Balance is essentially the ability to maintain the projection of the body’s centre of mass within manageable limits within the base of support (3). It is a key aspect of the performance of daily tasks. Training may involve combinations of:

- reducing the base of support (narrowed stance, one foot in front of other, single leg)

- moving the centre of mass (eg safe reaching, transfer from one leg to the other, stepping up)

- reducing hand support (2).


Strength training:

Data from trials indicates that strength training may not be essential to a programme on falls reduction in the short-term (2). However, as reduced muscle strength is an important risk factor for falls, strength training may have longer-term benefits (2). It is recommended that programmes should target muscles essential for maintenance of upright postures (3). This includes extensor muscle activation through sit to stand practice, and calf muscles through heel raises (3). More research is required to determine the ideal loads for such programmes. It is unknown if the traditional ‘overload’ principle of strength training applies to falls prevention.


Functional training:

An important component of any training programme is that it be specific to the task. A falls prevention programme should incorporate tasks relevant to a person’s daily activities (3). For instance, strength training has been found to be more effective when performed in standing rather than sitting (3).

Tai Chi:

Studies conducted in 2007 & 1996 report benefits of group based Tai Chi in falls prevention (reference quoted in 1,2).

Effects of Exercise Programmes

There are several possible mechanisms whereby falls prevention programmes are effective:

Cognitive effects

There is evidence that a large part of the benefit of exercise in preventing falls may be due to the effect on cognitive function (3). Improved balance after exercise is most likely a result of central & peripheral neurological adaptations (3). It has long been recognized that any strength programme has both local and central effects. Improvements are almost immediate, occurring well before any structural changes in muscle. Neurological adaptations are due to changes in coordination & learning that result in improved recruitment of motor units (3). There may also be a decrease in antagonistic muscle co-activation along with improved coordination of synergistic muscles (3). Weights which are too light to have an effect on muscle cross-sectional area may still result in improved strength & coordination.

Improved strength & muscle mass:

The muscles of elderly patients are generally very responsive to training effects, as disuse atrophy is significant & progressive with age.

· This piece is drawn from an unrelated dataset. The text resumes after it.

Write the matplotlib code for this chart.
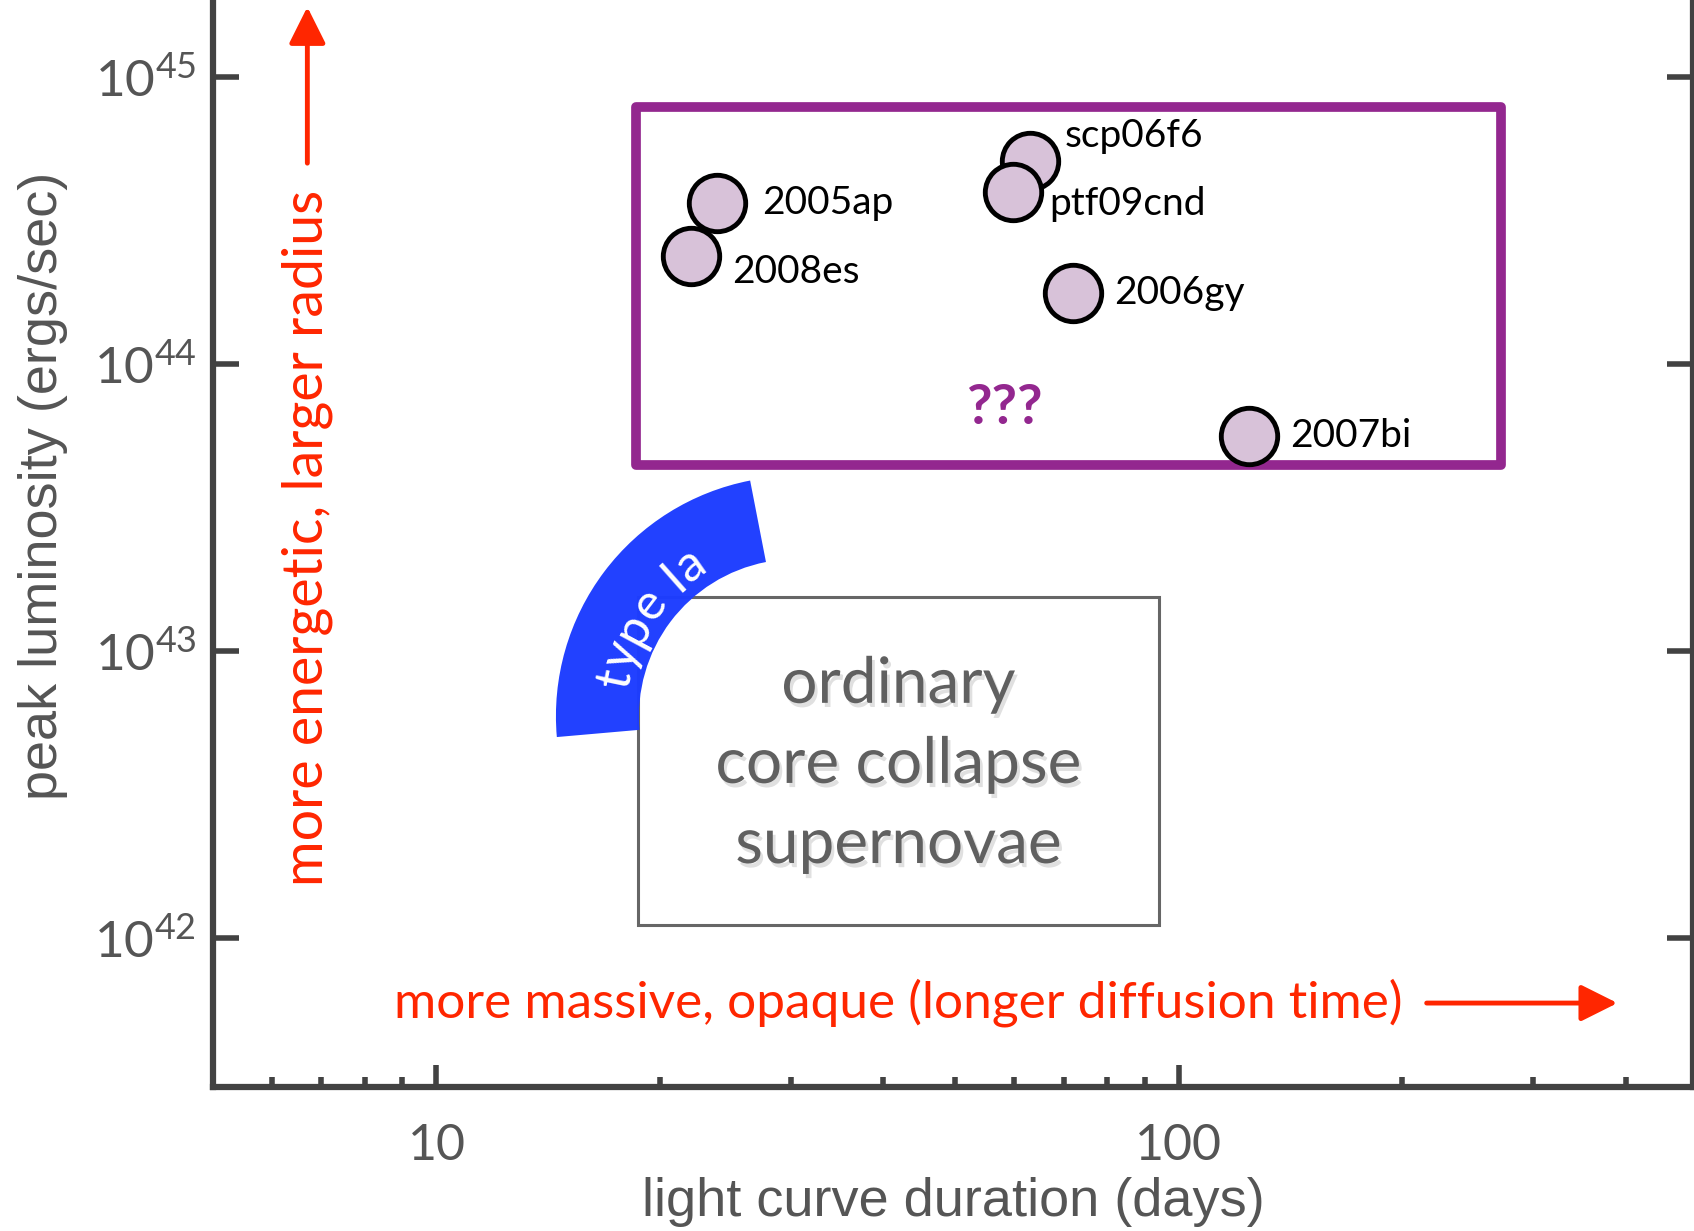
import numpy as np
import matplotlib
matplotlib.use('Agg')
import matplotlib.pyplot as plt
import matplotlib.transforms as mtransforms
import matplotlib.patheffects as pe
from matplotlib.patches import Rectangle, Wedge
from matplotlib.ticker import LogLocator, NullFormatter, NullLocator
from matplotlib.textpath import TextToPath
from matplotlib.font_manager import FontProperties

plt.rcParams['font.family'] = ['Lato', 'DejaVu Sans']
plt.rcParams['mathtext.fontset'] = 'custom'
plt.rcParams['mathtext.rm'] = 'Liberation Sans'

# superluminous supernovae: light curve duration (days) vs peak luminosity (erg/s)
names = ['2005ap', '2008es', 'scp06f6', 'ptf09cnd', '2006gy', '2007bi']
duration = [23.9, 22.0, 63.0, 59.8, 72.0, 124.5]
peak_lum = [3.64e44, 2.37e44, 5.08e44, 3.98e44, 1.77e44, 5.6e43]

# label offsets (points) from each marker
label_dx = [32, 30, 25, 26, 30, 29]
label_dy = [0, -11, 18, -9, 0, 0]

# regions: (x0, x1, y0, y1)
slsn_box = (18.6, 271.5, 4.45e43, 7.85e44)
cc_box = (18.7, 94.0, 1.11e42, 1.54e43)
cc_text = (41.9, 4.01e42)
qq_pos = (58.2, 7.03e43)
ia_center = (30.5, 5.93e42)

x_ticks = [10, 100]
y_ticks = [1e42, 1e43, 1e44, 1e45]

red = '#ff2600'
purple = '#93278f'
blue = '#1d3dff'
grey = '#555555'

fig = plt.figure(figsize=(16.94, 12.31), dpi=100)
ax = fig.add_axes([213 / 1694, 1 - 1087 / 1231, 1480 / 1694, 1087 / 1231])
ax.set_xscale('log')
ax.set_yscale('log')
ax.set_xlim(5, 493)
ax.set_ylim(3.03e41, 1.85e45)

ax.spines['top'].set_visible(False)
for s in ['left', 'right', 'bottom']:
    ax.spines[s].set_linewidth(4.5)
    ax.spines[s].set_color('#424242')

ax.set_xticks(x_ticks)
ax.set_xticklabels([str(t) for t in x_ticks])
ax.xaxis.set_minor_locator(LogLocator(base=10, subs=np.arange(2, 10)))
ax.xaxis.set_minor_formatter(NullFormatter())
ax.set_yticks(y_ticks)
ax.set_yticklabels([r'$\mathregular{10^{%d}}$' % int(np.log10(t)) for t in y_ticks])
ax.yaxis.set_minor_locator(NullLocator())

ax.tick_params(axis='y', which='major', direction='in', length=19, width=4,
               left=True, right=True, color='#424242', labelcolor=grey,
               labelsize=37, pad=12)
ax.tick_params(axis='x', which='major', direction='in', length=16, width=4,
               top=False, color='#424242', labelcolor=grey, labelsize=36, pad=26)
ax.tick_params(axis='x', which='minor', direction='in', length=7, width=4,
               top=False, color='#424242')

ax.set_xlabel('light curve duration (days)', fontsize=39, color=grey,
              family='Liberation Sans')
ax.set_ylabel('peak luminosity (ergs/sec)', fontsize=39, color=grey,
              family='Liberation Sans')
ax.xaxis.set_label_coords(0.5, -0.083)
ax.yaxis.set_label_coords(-0.098, 0.553)

# ordinary core collapse box
ax.add_patch(Rectangle((cc_box[0], cc_box[2]), cc_box[1] - cc_box[0],
                       cc_box[3] - cc_box[2], fill=False, edgecolor='#666666',
                       lw=2.2, zorder=2))
ax.text(cc_text[0], cc_text[1], 'ordinary\ncore collapse\nsupernovae',
        ha='center', va='center', fontsize=46, color='#606060', linespacing=1.47,
        path_effects=[pe.withSimplePatchShadow(offset=(2, -3),
                                               shadow_rgbFace='#999999', alpha=0.3)])

# type Ia band
trans = fig.dpi_scale_trans + mtransforms.ScaledTranslation(ia_center[0], ia_center[1],
                                                            ax.transData)
ax.add_patch(Wedge((0, 0), 2.40, 101, 185, width=0.83, transform=trans,
                   facecolor=blue, edgecolor='none', alpha=0.98, zorder=3))

label = 'type Ia'
fp = FontProperties(family='Lato', size=36)
ttp = TextToPath()
bar_w = ttp.get_text_width_height_descent('|', fp, ismath=False)[0]
prefix = [ttp.get_text_width_height_descent(label[:i] + '|', fp, ismath=False)[0] - bar_w
          for i in range(len(label) + 1)]
total = prefix[-1] / 72
r_base = 1.70
mid_angle = 146.0
for i, ch in enumerate(label):
    s = (prefix[i] + prefix[i + 1]) / 2 / 72
    ang = mid_angle + np.degrees((total / 2 - s) / r_base)
    a = np.radians(ang)
    ax.text(r_base * np.cos(a), r_base * np.sin(a), ch, transform=trans,
            rotation=ang - 90, rotation_mode='anchor', ha='center', va='baseline',
            fontproperties=fp, color='white', zorder=4)

# superluminous region
ax.add_patch(Rectangle((slsn_box[0], slsn_box[2]), slsn_box[1] - slsn_box[0],
                       slsn_box[3] - slsn_box[2], fill=False, edgecolor=purple,
                       lw=7, joinstyle='round', zorder=4))
ax.scatter(duration, peak_lum, s=1650, c='#d8c2d9', edgecolors='black',
           linewidths=3.5, zorder=5)
for n, x, y, dx, dy in zip(names, duration, peak_lum, label_dx, label_dy):
    ax.annotate(n, (x, y), xytext=(dx, dy), textcoords='offset points',
                ha='left', va='center', fontsize=28, color='black', zorder=6)
ax.text(qq_pos[0], qq_pos[1], '???', ha='center', va='center', fontsize=40,
        fontweight='bold', color=purple)

# direction hints
ax.text(6.70, 2.48e43, 'more energetic, larger radius', rotation=90,
        ha='center', va='center', fontsize=40, color=red)
ax.annotate('', xy=(6.70, 1.75e45), xytext=(6.70, 5.0e44),
            arrowprops=dict(arrowstyle='-|>,head_length=0.4,head_width=0.2',
                            color=red, lw=3.5, mutation_scale=56,
                            shrinkA=0, shrinkB=0))
ax.text(41.9, 5.94e41, 'more massive, opaque (longer diffusion time)',
        ha='center', va='center', fontsize=37, color=red)
ax.annotate('', xy=(390, 5.94e41), xytext=(215.8, 5.94e41),
            arrowprops=dict(arrowstyle='-|>,head_length=0.4,head_width=0.2',
                            color=red, lw=3.5, mutation_scale=56,
                            shrinkA=0, shrinkB=0))

fig.savefig('out.png', dpi=100)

Increased confidence & activity levels:

People who have suffered a fall are known to be hesitant to perform tasks which place them in positions of risk. Exercise programs can work to improve confidence and reduce a person’s fear of falling (1). This leads to a greater ability to engage in physical activity.

Other factors in falls prevention

The literature details factors other than exercise which have been shown to be associated with falls reduction (1,2). In relevant individuals, consider:

1. Home hazard assessment & modification in those at risk of falling

2. Psychotropic medication withdrawal.

3. Cataract surgery.

4. The use of single-lens rather than multifocal glasses when walking on uneven ground.

References

1. Robertson, C et al (2002). Preventing injuries in older people by preventing falls: a meta-analysis of individual-level data. Journal of the American Geriatric Society, 50, 5, 905-911.

2. Sherrington, C et al (2011). Exercise to prevent falls in older adults: an updated meta-analysis & best practice recommendations. NSW Public Health Bulletin, 22, 78-83.

3. Sherrington, C & Henschke, N (2013). Why does exercise reduce falls in older people? Unrecognised contributions to motor control & cognition. British Journal of Sports Medicine, 47, 12, 730-731.